Comment
By Mansoor Ahmad
LAHORE: The Independent Power Producers (IPPs) expect that Asad Umer, the next finance minister, will try to restore the country’s image by honoring sovereign guarantees under which their dues have to be paid in time.
Of all the public sector companies the electricity distribution companies are posting more losses than the combined losses incurred by Pakistan International Airlines, Pakistan Railways, and Pakistan Steel Mills. These companies purchase electricity from National Transmission & Dispatch Company (NTDC), which in turn buys power mostly from numerous independent and public sector power producers, Water & Power Development Authority’s (WAPDA), and Atomic Energy Commission that supplies nuclear energy. When power distribution companies default on payments, the NTDC withholds the payments of power producers.
This is the basis of regular power crisis in the country.

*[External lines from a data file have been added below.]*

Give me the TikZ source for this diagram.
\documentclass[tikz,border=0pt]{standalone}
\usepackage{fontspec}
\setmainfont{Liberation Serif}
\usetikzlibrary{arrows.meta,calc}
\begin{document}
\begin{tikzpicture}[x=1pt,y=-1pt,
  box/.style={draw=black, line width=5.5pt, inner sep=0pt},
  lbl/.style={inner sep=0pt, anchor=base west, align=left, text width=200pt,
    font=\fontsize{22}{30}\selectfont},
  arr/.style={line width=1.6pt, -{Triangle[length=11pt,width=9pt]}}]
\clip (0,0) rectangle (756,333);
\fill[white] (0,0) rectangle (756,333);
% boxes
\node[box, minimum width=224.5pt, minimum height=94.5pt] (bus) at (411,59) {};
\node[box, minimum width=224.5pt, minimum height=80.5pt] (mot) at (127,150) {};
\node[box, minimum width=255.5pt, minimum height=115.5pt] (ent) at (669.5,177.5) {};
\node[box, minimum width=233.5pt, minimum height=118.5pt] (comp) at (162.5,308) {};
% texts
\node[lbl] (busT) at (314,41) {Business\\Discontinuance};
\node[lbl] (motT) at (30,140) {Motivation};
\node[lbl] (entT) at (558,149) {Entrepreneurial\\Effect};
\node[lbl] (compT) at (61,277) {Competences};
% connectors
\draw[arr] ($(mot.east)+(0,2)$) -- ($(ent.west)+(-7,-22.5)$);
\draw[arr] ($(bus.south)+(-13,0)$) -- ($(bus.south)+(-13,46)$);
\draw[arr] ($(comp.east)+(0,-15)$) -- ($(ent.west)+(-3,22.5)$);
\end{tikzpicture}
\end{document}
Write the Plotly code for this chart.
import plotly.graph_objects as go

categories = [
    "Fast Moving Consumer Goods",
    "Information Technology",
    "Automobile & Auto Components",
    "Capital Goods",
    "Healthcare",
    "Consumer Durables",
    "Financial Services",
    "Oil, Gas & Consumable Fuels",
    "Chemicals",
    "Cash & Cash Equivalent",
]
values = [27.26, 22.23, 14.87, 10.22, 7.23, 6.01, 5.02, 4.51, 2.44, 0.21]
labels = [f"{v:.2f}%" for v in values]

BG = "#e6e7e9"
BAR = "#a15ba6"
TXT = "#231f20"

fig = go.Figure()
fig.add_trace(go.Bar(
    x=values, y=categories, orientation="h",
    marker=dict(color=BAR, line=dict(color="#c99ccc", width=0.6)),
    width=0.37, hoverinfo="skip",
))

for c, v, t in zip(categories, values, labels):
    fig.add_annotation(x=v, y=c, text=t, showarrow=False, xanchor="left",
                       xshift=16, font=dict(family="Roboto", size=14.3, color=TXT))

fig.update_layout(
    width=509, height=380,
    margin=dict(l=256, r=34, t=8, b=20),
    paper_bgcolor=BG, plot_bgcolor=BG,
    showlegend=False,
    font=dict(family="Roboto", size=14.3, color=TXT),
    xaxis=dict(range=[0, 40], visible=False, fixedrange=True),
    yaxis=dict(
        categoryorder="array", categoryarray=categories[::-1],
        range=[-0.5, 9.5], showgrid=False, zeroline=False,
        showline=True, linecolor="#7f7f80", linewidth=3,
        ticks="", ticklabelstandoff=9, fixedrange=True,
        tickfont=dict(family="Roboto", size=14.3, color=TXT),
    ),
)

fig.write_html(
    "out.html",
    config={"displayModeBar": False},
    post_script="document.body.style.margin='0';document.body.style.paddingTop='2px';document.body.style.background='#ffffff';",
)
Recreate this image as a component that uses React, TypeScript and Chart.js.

When the power producers in the private sector do not get their payments for long time, they have to stop producing electricity. This results in load shedding. This load shedding is not due to any shortage of power in the country but it is due to non-payment of power dues to the electricity producers. The electricity supplied by them is consumed and billed and some of it is pilfered. It is the duty of all power distribution companies to ensure smooth power supplies to the consumers, collect bills on time, and plug all pilferages. Companies around the world perform this task efficiently and pay their dues timely to the power producer and earn some on services provided by them. Ours are not operating efficiently so much so that they do not fully collect the billed amount.
But this is the way all public sector companies in Pakistan operate. This does not justify stopping the payments of the electricity purchased by the state for the electricity distribution companies. It is worrisome because the government has given sovereign guarantee to private sector power producers to make the payment for power supplied within 45 days of the supplies. The Pakistan People’s Party (PPP) and Pakistan Muslim League-Nawaz (PML-N) governments defaulted on these sovereign guarantees.
Most of the time these companies refrained from going to the London based arbitrators and foreign courts to get their payments released. A few times they did go and the matters were settled before the arbitrator announced the decision. In some cases the government moved to local courts against fines imposed by foreign courts that are against the agreements it signed with power producers.
This default on sovereign guarantee is one of the main hurdles in investment in Pakistan. Investors are wary of coming to Pakistan where even the state does not honor its guarantees. The IPPs are expecting empathy from Asad Umer, who was the chief of Engro Group, when its state-of-the-art $1 billion fertiliser plant was denied gas despite a written government commitment granted before the plant was commissioned. Engro Fertilizer incurred huge losses because of this default by the government. The IPPs are also in the similar situation.
The previous PML-N government cleared the entire dues of power sector immediately after assuming power. These over-dues have now reached very high and are stated to be over Rs600 billion.
The verified, audited and undisputed overdue portion of these 21 IPPs, which are approximately 50 percent of the total power producers within the industry, is approximately Rs248 billion as of July 15, 2018 --in respect of 21 members of the Independent Power Producers Association (IPPA).
It looks surprising that though the payments of all the IPPS have been withheld but these 21 IPPs are in deeper trouble than those that were established in 1992. The over-dues against older (1992 power policy) IPPs are almost double than those 21 IPPs established under 2002 power policy. The reason is simple. The government is bound to provide fuel (the main power generation input) to older IPPs. This is managed through Pakistan State Oil (PSO) and gas distribution companies. When the government does not pay to these IPPs they subsequently withhold the payments to the PSO or gas companies. However, these public sector companies go on supplying fuel and generate huge payables. Thus circular debt is created.
The apportionment of input general sales tax (GST) is another issue that relates to wrongly declaring of fixed capacity payment as exempt supply resultantly apportionment of input tax case is pending in superior court. Although IPPs are cost neutral and power purchaser has to repay to the IPP any of the change of tax consequence. Resultantly the consumers will bear the further load in the shape of cost hike.
Also, the IPPs are expecting the resolution of an old dispute regarding the withheld amounts by the NTDC. It is to be noted that in 2017 the London Court of International Arbitration ruled in favour of the IPPs and awarded Rs14 billion in respect of the NTDC’s unduly withholding payments to nine IPPs in 2011-2013.